Леонард Шварц
НОВЫЙ ВАВИЛОН
Узкому кругу русских поэтов Леонард Шварц стал известен в конце 90–х,
когда с редакцией Талисман–Пресс он приехал в Москву, чтобы работать над
грандиозной, уникальной антологией "На пересечении столетий" (Crossing
Centuries), в которой американцы на свой лад представили современную
русскую поэзию за последнюю четверть 20–го века. Шварца в Америке знали
по книгам "Мерцание на грани вещей. Эссе о поэтике" и "Слова перед
произнесением" как крайне неудобного автора для школьных классификаций.
Он поэт со сложным психологическим пространством.
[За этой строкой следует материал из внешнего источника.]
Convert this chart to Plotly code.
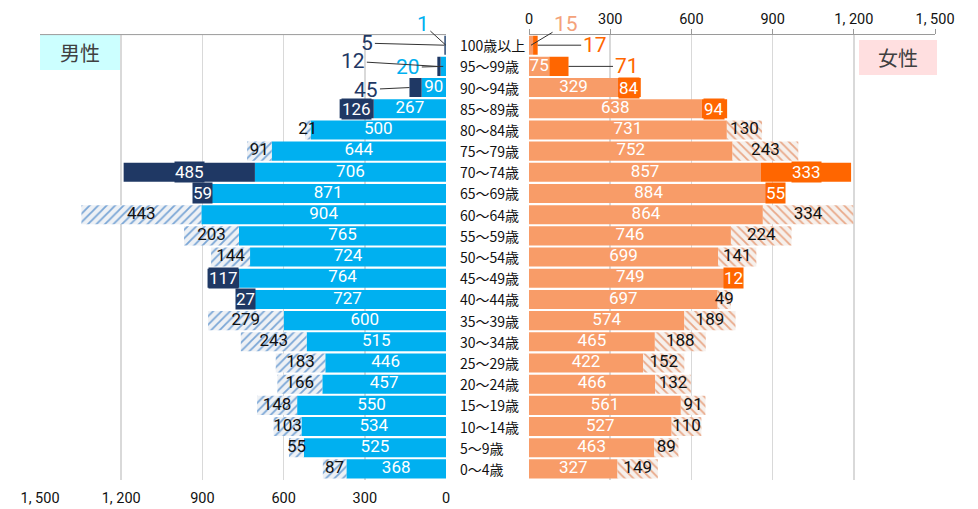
import plotly.graph_objects as go

W, H = 978, 509

age_groups = ["100歳以上", "95～99歳", "90～94歳", "85～89歳", "80～84歳", "75～79歳",
              "70～74歳", "65～69歳", "60～64歳", "55～59歳", "50～54歳", "45～49歳",
              "40～44歳", "35～39歳", "30～34歳", "25～29歳", "20～24歳", "15～19歳",
              "10～14歳", "5～9歳", "0～4歳"]

male_base = [1, 20, 90, 267, 500, 644, 706, 871, 904, 765, 724, 764, 727, 600, 515, 446,
             457, 550, 534, 525, 368]
male_diff = [5, 12, 45, 126, -21, -91, 485, 59, -443, -203, -144, 117, 27, -279, -243, -183,
             -166, -148, -103, -55, -87]
female_base = [15, 75, 329, 638, 731, 752, 857, 884, 864, 746, 699, 749, 697, 574, 465, 422,
               466, 561, 527, 463, 327]
female_diff = [17, 71, 84, 94, -130, -243, 333, 55, -334, -224, -141, 12, -49, -189, -188,
               -152, -132, -91, -110, -89, -149]

tick_vals = [0, 300, 600, 900, 1200, 1500]
tick_text = ["0", "300", "600", "900", "1, 200", "1, 500"]

# rows whose labels are drawn as call-outs instead of inside the bar
male_base_callouts = {0: (-23, -21), 1: (-35, 1)}
male_diff_callouts = {0: (-77, -2), 1: (-84, -5), 2: (-43, 2)}
female_base_callouts = {0: (35, -21)}
female_diff_callouts = {0: (57, 0), 1: (58, 0)}

C_M = "#00b0f0"
C_M_UP = "#1f3864"
C_F = "#f89c68"
C_F_UP = "#ff6600"
NUMFONT = "Roboto, Liberation Sans, sans-serif"
JPFONT = "Noto Sans CJK JP, sans-serif"
NUMSIZE = 17

fig = go.Figure()


def add_side(base, diff, xaxis, col, col_up, hatch_shape, hatch_fg, hatch_bg):
    up = [d if d > 0 else None for d in diff]
    down = [-d if d < 0 else None for d in diff]
    fig.add_trace(go.Bar(y=age_groups, x=base, orientation="h", xaxis=xaxis, yaxis="y",
                         marker=dict(color=col, line=dict(width=0)), hoverinfo="skip"))
    fig.add_trace(go.Bar(y=age_groups, x=up, base=base, orientation="h", xaxis=xaxis, yaxis="y",
                         marker=dict(color=col_up, line=dict(width=0)), hoverinfo="skip"))
    fig.add_trace(go.Bar(y=age_groups, x=down, base=base, orientation="h", xaxis=xaxis, yaxis="y",
                         marker=dict(color=hatch_bg, line=dict(width=0),
                                     pattern=dict(shape=hatch_shape, fgcolor=hatch_fg,
                                                  bgcolor=hatch_bg, size=6, solidity=0.3,
                                                  fillmode="replace")),
                         hoverinfo="skip"))


add_side(male_base, male_diff, "x", C_M, C_M_UP, "/", "#7aa6d6", "#eef1f5")
add_side(female_base, female_diff, "x2", C_F, C_F_UP, "\\", "#e9a888", "#f6f0ec")

annotations = []


def labels(base, diff, xaxis, base_callouts, diff_callouts, base_col, up_col):
    bx, by, bt = [], [], []
    for i, (g, b) in enumerate(zip(age_groups, base)):
        if i in base_callouts:
            ax, ay = base_callouts[i]
            annotations.append(dict(x=b / 2, y=g, xref=xaxis, yref="y", text=str(b),
                                    ax=ax, ay=ay, showarrow=True, arrowhead=0, arrowwidth=1,
                                    arrowcolor="#333333",
                                    font=dict(family=NUMFONT, size=21, color=base_col)))
        else:
            bx.append(b / 2); by.append(g); bt.append(str(b))
    fig.add_trace(go.Scatter(x=bx, y=by, text=bt, mode="text", xaxis=xaxis, yaxis="y",
                             cliponaxis=False,
                             textfont=dict(family=NUMFONT, size=NUMSIZE, color="white"),
                             hoverinfo="skip"))
    dx, dy, dt = [], [], []
    for i, (g, b, d) in enumerate(zip(age_groups, base, diff)):
        mid = b + abs(d) / 2
        if i in diff_callouts:
            ax, ay = diff_callouts[i]
            annotations.append(dict(x=b + abs(d), y=g, xref=xaxis, yref="y", text=str(abs(d)),
                                    ax=ax, ay=ay, showarrow=True, arrowhead=0, arrowwidth=1,
                                    arrowcolor="#333333",
                                    font=dict(family=NUMFONT, size=21, color=up_col)))
        elif d > 0:
            annotations.append(dict(x=mid, y=g, xref=xaxis, yref="y", text=str(d),
                                    showarrow=False, bgcolor=up_col, borderpad=0,
                                    font=dict(family=NUMFONT, size=NUMSIZE, color="white")))
        else:
            dx.append(mid); dy.append(g); dt.append(str(-d))
    fig.add_trace(go.Scatter(x=dx, y=dy, text=dt, mode="text", xaxis=xaxis, yaxis="y",
                             cliponaxis=False,
                             textfont=dict(family=NUMFONT, size=NUMSIZE, color="#111111"),
                             hoverinfo="skip"))


labels(male_base, male_diff, "x", male_base_callouts, male_diff_callouts, C_M, C_M_UP)
labels(female_base, female_diff, "x2", female_base_callouts, female_diff_callouts,
       "#f4a27a", C_F_UP)

for g in age_groups:
    annotations.append(dict(x=458 / W, y=g, xref="paper", yref="y", text=g, showarrow=False,
                            xanchor="left", font=dict(family=JPFONT, size=14, color="#111111")))

annotations.append(dict(x=80 / W, y=1 - 52.5 / H, xref="paper", yref="paper", text="男性",
                        showarrow=False, xanchor="center", yanchor="middle",
                        font=dict(family=JPFONT, size=20, color="#404040")))
annotations.append(dict(x=898 / W, y=1 - 57.5 / H, xref="paper", yref="paper", text="女性",
                        showarrow=False, xanchor="center", yanchor="middle",
                        font=dict(family=JPFONT, size=20, color="#404040")))

shapes = [
    dict(type="rect", xref="paper", yref="paper", x0=40 / W, x1=120 / W,
         y0=1 - 70 / H, y1=1 - 35 / H, fillcolor="#ccffff", line=dict(width=0), layer="below"),
    dict(type="rect", xref="paper", yref="paper", x0=859 / W, x1=937 / W,
         y0=1 - 75 / H, y1=1 - 40 / H, fillcolor="#ffdfe0", line=dict(width=0), layer="below"),
    dict(type="line", xref="paper", yref="paper", x0=40 / W, x1=446 / W,
         y0=1 - 34.6 / H, y1=1 - 34.6 / H, line=dict(color="#9a9a9a", width=1)),
]

fig.update_layout(
    template="none",
    width=W, height=H, margin=dict(l=0, r=0, t=0, b=0, pad=0), autosize=False,
    paper_bgcolor="white", plot_bgcolor="white",
    showlegend=False, barmode="overlay", bargap=0.1,
    xaxis=dict(domain=[40 / W, 446 / W], range=[1500, 0], tickvals=tick_vals,
               ticktext=tick_text, side="bottom", anchor="y", showgrid=True, automargin=False,
               gridcolor="#d9d9d9", gridwidth=1.5, zeroline=False, showline=False, ticks="",
               ticklabelstandoff=8, tickfont=dict(family=NUMFONT, size=14.5, color="#111111")),
    xaxis2=dict(domain=[529 / W, 935 / W], range=[0, 1500], tickvals=tick_vals,
                ticktext=tick_text, side="top", anchor="y", showgrid=True, automargin=False,
                gridcolor="#d9d9d9", gridwidth=1.5, zeroline=False, showline=True,
                linecolor="#9a9a9a", ticks="outside", ticklen=5, tickcolor="#9a9a9a",
                ticklabelstandoff=-1, tickfont=dict(family=NUMFONT, size=14.5, color="#111111")),
    yaxis=dict(domain=[1 - 479.5 / H, 1 - 34.6 / H], type="category", automargin=False,
               categoryorder="array", categoryarray=age_groups, range=[20.5, -0.5],
               showticklabels=False, showgrid=False, zeroline=False, showline=False),
    annotations=annotations, shapes=shapes,
)

fig.write_html("out.html", config={"displayModeBar": False, "staticPlot": True},
               post_script="document.body.style.margin='0px';"
                           "document.body.style.padding='0px';"
                           "document.body.style.overflow='hidden';")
"Вы должны измерить собственным взглядом возможности отрицания, которые этот взгляд в себе содержит, найти точку, ясно говорящую о вашей ссоре с миром… Это жёсткая точка зрения, без контакта с вещами как таковыми; вещи всегда будут настаивать, чтобы вы были внимательны к их неуклюжим формам. Но вы не должны им потакать. Вам будет хотеться вложить в них смысл, но то, что вами забыто, от этого становится ещё сильней, и ничто не сможет вас отвлечь от тщетного вспоминания, никто не сможет вас предохранить от ошибочной памяти обо всём существующем". ("Моменты для того, кто ещё не жил").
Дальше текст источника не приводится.